Contactei os autores das respostas indicadas na pergunta. Regina Rocha mantém a argumentação sobre a agramaticalidade do emprego de ir e vir como auxiliares de si próprios. Peixoto da Fonseca reitera a sua posição: «vai ir» não é aceitável em português (embora o seja noutras línguas, como o francês, que admite “je vais aller”, literalmente, «vou ir»), mas «vai vir» não tem restrição nenhuma.
Pela minha parte, gostaria de fazer algumas breves observações. Na norma-padrão do português europeu há, de facto, restrições sobre o emprego de ir e vir simultaneamente como verbo auxiliar e verbo principal. Assim, é com estranheza que se ouvem frases como as seguintes.
(1) ?A Rita vai ir a Lisboa.
(2) ?A Rita vem vir a Lisboa.
A frase (1) não é aceitável no contexto da norma-padrão do português europeu, uma vez que não se usa a conjugação perifrástica com valor de futuro com o verbo ir ("vai ir"), optando-se antes pelo presente do mesmo verbo(«amanhã vou a Braga»). Porém, há dialectos do português que admitem «ir ir»; em falares dos Açores é possível ouvir a sequência «vai ir». Quanto a «vem vir» em (2), as diferentes normas do português rejeitam-na.
Já o uso de vir auxiliar com ir verbo principal afigura-se aceitável. Nos dicionários consultados (Dicionário da Língua Portuguesa Contemporânea, da Academia das Ciências de Lisboa, e Dicionário Houaiss da Língua Portuguesa) não encontrei nenhuma atestação desta compatibilidade. Contudo, a consulta do ‘corpus’ CETEMPúblico mostra que «ir vir» tem algumas ocorrências sob as formas «vou vir» (2 ocorrências), «vai vir» (5) e «vão vir» (4).
Repare-se ainda que não se usam perífrases com os verbos em análise no pretérito perfeito:
(3) * Fui ir/vir a Lisboa.
(4) *Vim ir/vir a Lisboa.
O estatuto desta perífrase deve ser, aliás, diferente no pretérito perfeito, uma vez que, em (3) e (4), os verbos ir e vir como verbos principais produzem sequências agramaticais.
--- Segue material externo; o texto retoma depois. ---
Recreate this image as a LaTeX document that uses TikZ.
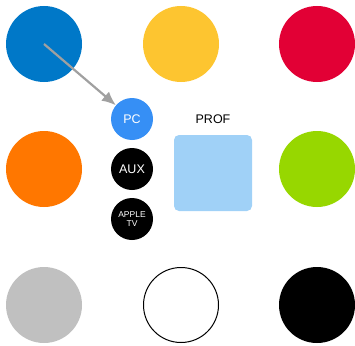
\documentclass[tikz,border=0pt]{standalone}
\usepackage{fontspec}
\setmainfont{Liberation Sans}
\usetikzlibrary{arrows.meta}
\definecolor{cblue}{RGB}{0,120,200}
\definecolor{cyellow}{RGB}{253,197,48}
\definecolor{cred}{RGB}{226,0,53}
\definecolor{corange}{RGB}{255,119,0}
\definecolor{cgreen}{RGB}{151,215,0}
\definecolor{cgray}{RGB}{192,192,192}
\definecolor{cpc}{RGB}{54,143,245}
\definecolor{cprof}{RGB}{160,209,247}
\definecolor{carrow}{RGB}{160,160,160}
\begin{document}
\begin{tikzpicture}[>={Latex[length=14pt,width=12pt]},x=1pt,y=-1pt,
        swatch/.style={circle,inner sep=0pt,minimum size=76pt},
        input/.style={circle,inner sep=0pt,minimum size=42pt,text=white,font=\fontsize{12.5}{13}\selectfont,align=center}]
        \useasboundingbox(0,0)rectangle(355,345);
        % big colour circles
        \node[swatch,fill=cblue](blue) at (44,44){};
        \node[swatch,fill=cyellow](yellow) at (181,44){};
        \node[swatch,fill=cred](red) at (317,44){};
        \node[swatch,fill=corange](orange) at (44,169){};
        \node[swatch,fill=cgreen](green) at (317,169){};
        \node[swatch,fill=cgray](gray) at (44,305){};
        \node[swatch,draw=black,line width=1pt,minimum size=75pt](white) at (181,305){};
        \node[swatch,fill=black](black) at (317,305){};
        % sources
        \node[input,fill=cpc](pc) at (132,119){PC};
        \node[input,fill=black](aux) at (132,169){AUX};
        \node[input,fill=black,font=\fontsize{8.5}{9}\selectfont](appletv) at (132,219){APPLE\\TV};
        % prof screen
        \node[fill=cprof,rounded corners=5pt,minimum width=78pt,minimum height=76pt](prof) at (213,173){};
        \node[font=\fontsize{12.5}{13}\selectfont](proflabel) at (213,119){PROF};
        \draw[carrow,line width=2.2pt,->](blue.center)--(pc);
    \end{tikzpicture}
\end{document}
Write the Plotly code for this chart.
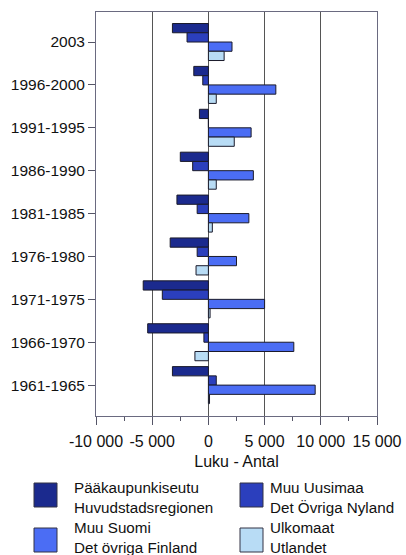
import plotly.graph_objects as go

categories = ["2003", "1996-2000", "1991-1995", "1986-1990", "1981-1985",
              "1976-1980", "1971-1975", "1966-1970", "1961-1965"]
paakaupunkiseutu = [-3200, -1300, -800, -2500, -2800, -3400, -5800, -5400, -3200]
muu_uusimaa = [-1900, -500, 0, -1400, -1000, -1000, -4100, -400, 700]
muu_suomi = [2100, 6000, 3800, 4000, 3600, 2500, 5000, 7600, 9500]
ulkomaat = [1400, 700, 2300, 700, 350, -1100, 150, -1200, 100]

series_names = [
    ("Pääkaupunkiseutu", "Huvudstadsregionen"),
    ("Muu Uusimaa", "Det Övriga Nyland"),
    ("Muu Suomi", "Det övriga Finland"),
    ("Ulkomaat", "Utlandet"),
]
series_values = [paakaupunkiseutu, muu_uusimaa, muu_suomi, ulkomaat]
colors = ["#1b2a8e", "#2b3fbd", "#4b6df4", "#b8dcf5"]

x_tickvals = [-10000, -5000, 0, 5000, 10000, 15000]
x_ticktext = ["-10 000", "-5 000", "0", "5 000", "10 000", "15 000"]

fig = go.Figure()
for (n1, n2), vals, col in zip(series_names, series_values, colors):
    fig.add_trace(go.Bar(
        y=categories, x=vals, orientation="h", name=n1 + " / " + n2,
        marker=dict(color=col, line=dict(color="#1a1a2a", width=1)),
        showlegend=False,
    ))

W, H = 406, 555
L, R, T, B = 96, 377, 12, 416


def px(x):
    return (x - L) / (R - L)


def py(y):
    return (B - y) / (B - T)


font = "Liberation Sans, Arial, sans-serif"
shapes = []
annotations = []
legend_pos = [(34, 483, 73), (240, 483, 269), (34, 528, 73), (240, 528, 269)]
text_center_y = [497.5, 497.5, 537.5, 537.5]
for (n1, n2), col, (sx, sy, tx), yy in zip(series_names, colors, legend_pos, text_center_y):
    shapes.append(dict(type="rect", xref="paper", yref="paper",
                       x0=px(sx), x1=px(sx + 23), y0=py(sy), y1=py(sy + 24),
                       fillcolor=col, line=dict(color="#333344", width=1)))
    annotations.append(dict(text=n1 + "<br>" + n2, xref="paper", yref="paper",
                            x=px(tx), y=py(yy), xanchor="left", yanchor="middle",
                            align="left", showarrow=False, borderpad=0,
                            font=dict(size=15.2, color="#111111", family=font)))

fig.update_layout(
    width=W, height=H,
    margin=dict(l=L, r=W - R, t=T, b=H - B, autoexpand=False),
    paper_bgcolor="white", plot_bgcolor="white",
    barmode="group", bargap=0.137, bargroupgap=0,
    font=dict(family=font, size=16, color="#111111"),
    shapes=shapes, annotations=annotations,
    xaxis=dict(
        range=[-10000, 15000], tickvals=x_tickvals, ticktext=x_ticktext,
        automargin=False,
        showgrid=True, gridcolor="#555555", gridwidth=1,
        zeroline=True, zerolinecolor="#555555", zerolinewidth=1,
        showline=True, linecolor="#6a6a80", linewidth=1, mirror=True,
        ticks="outside", ticklen=8, tickcolor="#555566",
        minor=dict(dtick=2500, ticks="outside", ticklen=4, tickcolor="#555566", showgrid=False),
        tickfont=dict(size=16), ticklabelstandoff=3,
        title=dict(text="Luku - Antal", font=dict(size=16), standoff=6),
    ),
    yaxis=dict(
        type="category", range=[8.72, -0.70], automargin=False,
        showgrid=False, showline=True, linecolor="#6a6a80", linewidth=1, mirror=True,
        ticks="outside", ticklen=7, tickcolor="#555566",
        tickfont=dict(size=15.5),
    ),
)

fig.write_html("out.html", config={"displayModeBar": False},
               post_script="document.body.style.margin='0';document.body.style.padding='0';")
Se estes forem substituídos por um verbo que exprima um sentido aproximado, como ter, no sentido de «chegar», «encontrar-se com» , as frases tornam-se gramaticais:
(5) Fui/Vim ter a Lisboa/com o João
Quanto ao uso de ir e vir auxiliares com o gerúndio dos mesmos, todas as formas são aceitáveis. Assim:
(6) O João foi indo a pé.
(7) O João veio vindo a pé.
A haver restrições ao uso de (6) e (7), elas parecem-me estilísticas, sobretudo em (7), que cria uma aliteração sem finalidade. Pode-se, por exemplo, argumentar que são construções desnecessárias porque redundantes. Do ponto de vista gramatical, porém, não encontro agramaticalidade nenhuma. É esta, de resto, a posição de José Neves Henriques, explicitada aqui, no Ciberdúvidas.
Assim, «vai vir» parece-me gramatical, porque não é uma expressão redundante. Com efeito, embora os dois verbos compartilhem a ideia de movimento, eles acabam por contrastar semanticamente: por um lado, referem-se a movimentos em direcções opostas (ir sugere «afastamento», e vir, «aproximação»); por outro, têm estatuto sintáctico-semântico diferente, já que, por exemplo, em «vai vir», «vai» é um auxiliar, facto que atenua o seu significado lexical, enquanto «vir» corresponde a um verbo pleno na sua significação.
Concluindo, concordo com Regina Rocha e Peixoto da Fonseca quando dizem que «vai ir» não é gramaticalmente aceitável na norma-padrão do português europeu. Mas em relação a «vai vir», não são unânimes os juízos sobre a gramaticalidade desta expressão.